I’m now extremely deliberate about evaluating a manager’s calibration track record before joining a team. I ask pointed questions in interviews: “How many of your reports were promoted last cycle? How do you prepare for calibration?” If they can’t answer concretely, that tells me everything I need to know.

@eng_director_luis, the written evidence model sounds promising. At minimum, it would have given my old manager a structured way to present my work without needing to out-argue the room.

@vp_eng_keisha, every word of this resonates. I participated in calibration at both Microsoft and Twilio, and I observed the exact same patterns – advocacy skills trumping actual performance, distribution curves creating artificial scarcity, and underrepresented engineers consistently getting the short end.

We Abolished Traditional Calibration

When I became CTO, one of my first major decisions was to dismantle our calibration process entirely. It was controversial. My VP of HR pushed back hard – “calibration is industry best practice.” My response: “Best practice for whom?”

Here is what we replaced it with:

Peer Review Panels. For every engineer being considered for promotion or a top rating, we assemble a panel of 3 engineers who worked closely with the candidate during the review period. These are not random engineers – they are people who reviewed the candidate’s code, collaborated on projects, or depended on their systems. They evaluate performance using structured rubrics.

The Manager Writes, But Does Not Decide. The manager writes the recommendation and provides context, but the peer panel has the final say on the technical evaluation. The manager’s role shifts from “advocate in a room” to “evidence collector and context provider.” This is a fundamental change – it removes the incentive for managers to be great politicians and replaces it with an incentive to be great documenters.

Anonymous and Diverse Panels. The panel members do not know who else is on the panel, and we ensure demographic diversity.
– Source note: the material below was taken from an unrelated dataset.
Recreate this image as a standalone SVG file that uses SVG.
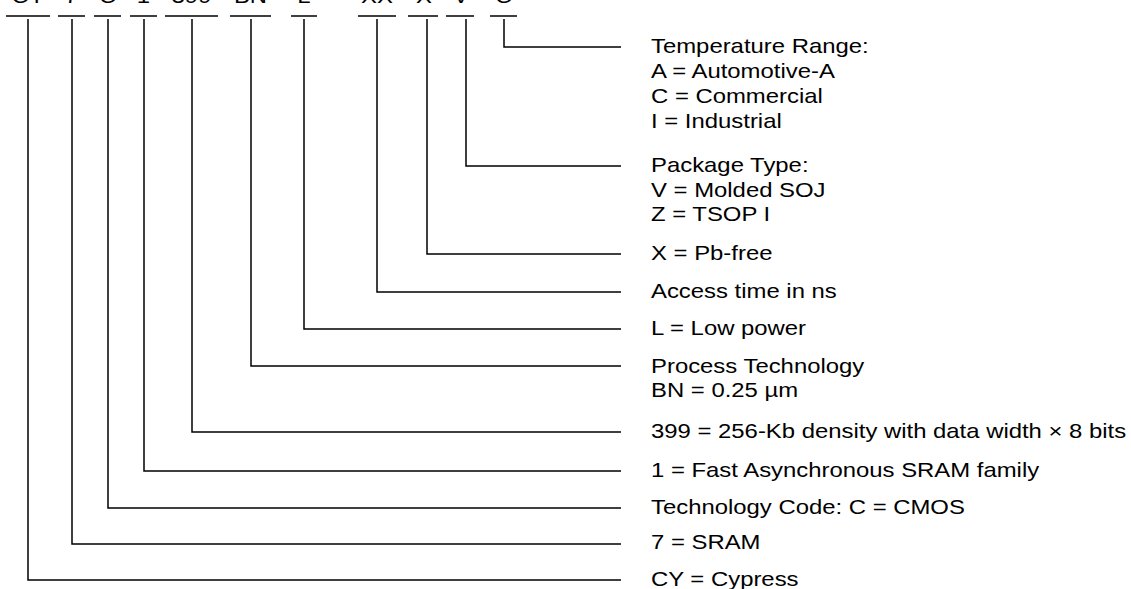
<svg xmlns="http://www.w3.org/2000/svg" width="1131" height="589" viewBox="0 0 1131 589">
<style>
text{font-family:"Liberation Sans",Arial,sans-serif;font-size:20.5px;fill:#000}
.code{text-anchor:middle}
.bar,.ld{stroke:#000;stroke-width:1.5;fill:none}
</style>
<rect width="1131" height="589" fill="#fff"/>
<g id="code">
<text class="code" transform="translate(28 3) scale(1.165 1)">CY</text>
<text class="code" transform="translate(71.5 3) scale(1.165 1)">7</text>
<text class="code" transform="translate(107.5 3) scale(1.165 1)">C</text>
<text class="code" transform="translate(143.5 3) scale(1.165 1)">1</text>
<text class="code" transform="translate(191.5 3) scale(1.165 1)">399</text>
<text class="code" transform="translate(250.5 3) scale(1.165 1)">BN</text>
<text class="code" transform="translate(304 3) scale(1.165 1)">L</text>
<text class="code" transform="translate(377 3) scale(1.165 1)">XX</text>
<text class="code" transform="translate(424 3) scale(1.165 1)">X</text>
<text class="code" transform="translate(461 3) scale(1.165 1)">V</text>
<text class="code" transform="translate(503.5 3) scale(1.165 1)">C</text>
<path class="bar" d="M6 16H50M58 16H85M94 16H121M130 16H157M165 16H218M230 16H271M291 16H317M358 16H396M408 16H438M446 16H474M490 16H517"/>
</g>
<g id="connectors">
<path class="ld" d="M504 19V47H621"/>
<path class="ld" d="M466 19V166H621"/>
<path class="ld" d="M427 19V254H621"/>
<path class="ld" d="M377 19V292H621"/>
<path class="ld" d="M304 19V329H621"/>
<path class="ld" d="M251 19V366H621"/>
<path class="ld" d="M192 19V432H621"/>
<path class="ld" d="M144 19V471H621"/>
<path class="ld" d="M108 19V508H621"/>
<path class="ld" d="M72 19V544H621"/>
<path class="ld" d="M28 19V580H621"/>
</g>
<g id="temp" transform="translate(651 0) scale(1.165 1)"><text x="0" y="53">Temperature Range:</text><text x="0" y="78">A = Automotive-A</text><text x="0" y="103">C = Commercial</text><text x="0" y="128">I = Industrial</text></g>
<g id="package" transform="translate(651 0) scale(1.165 1)"><text x="0" y="172.5">Package Type:</text><text x="0" y="197">V = Molded SOJ</text><text x="0" y="221.5">Z = TSOP I</text></g>
<g id="pbfree" transform="translate(651 0) scale(1.165 1)"><text x="0" y="260.5">X = Pb-free</text></g>
<g id="access" transform="translate(651 0) scale(1.165 1)"><text x="0" y="298">Access time in ns</text></g>
<g id="lowpower" transform="translate(651 0) scale(1.165 1)"><text x="0" y="335.5">L = Low power</text></g>
<g id="process" transform="translate(651 0) scale(1.165 1)"><text x="0" y="373">Process Technology</text><text x="0" y="397.5">BN = 0.25 µm</text></g>
<g id="density" transform="translate(651 0) scale(1.165 1)"><text x="0" y="438">399 = 256-Kb density with data width × 8 bits</text></g>
<g id="family" transform="translate(651 0) scale(1.165 1)"><text x="0" y="477">1 = Fast Asynchronous SRAM family</text></g>
<g id="tech" transform="translate(651 0) scale(1.165 1)"><text x="0" y="514">Technology Code: C = CMOS</text></g>
<g id="sram" transform="translate(651 0) scale(1.165 1)"><text x="0" y="549.5">7 = SRAM</text></g>
<g id="cypress" transform="translate(651 0) scale(1.165 1)"><text x="0" y="586">CY = Cypress</text></g>
</svg>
The evaluations are written independently, then compiled by HR. This prevents groupthink and reduces the similarity bias you described.

The Key Innovation: Published, Specific Criteria

The single most impactful change was publishing our evaluation criteria with extreme specificity. We eliminated subjective language like “exceeds expectations” entirely. Instead, our rubrics define concrete thresholds:

  • Impact: “Delivered a project that measurably improved [metric] by [X%] or equivalent business value”
  • Technical complexity: “Solved a problem requiring [specific technical depth] that was novel to the organization”
  • Scope of influence: “Work was adopted by or benefited [N] teams beyond the engineer’s immediate team”
  • Growth: “Mentored [N] engineers, with evidence of their measurable skill development”

When the criteria are published and specific, engineers know exactly what they need to demonstrate. There is no mystery, no backroom negotiation, no reliance on having the right manager.

Results After 2 Years

Promotion rates for women engineers increased 34%. Promotion rates for underrepresented minorities increased 28%. And critically, the engineers who were promoted reported higher confidence that their promotion was earned – not politically maneuvered. Manager satisfaction with the process also went up, because they no longer felt the pressure to be “the best arguer in the room.”

It is more work. Each review cycle takes about 2x the administrative effort of traditional calibration. But the promotions feel legitimate, and we have seen a measurable reduction in attrition among high performers who previously felt the system was rigged against them.

@eng_director_luis, your written evidence approach is a great intermediate step. For organizations not ready to fully restructure, moving from oral advocacy to written evidence is the single highest-ROI change available.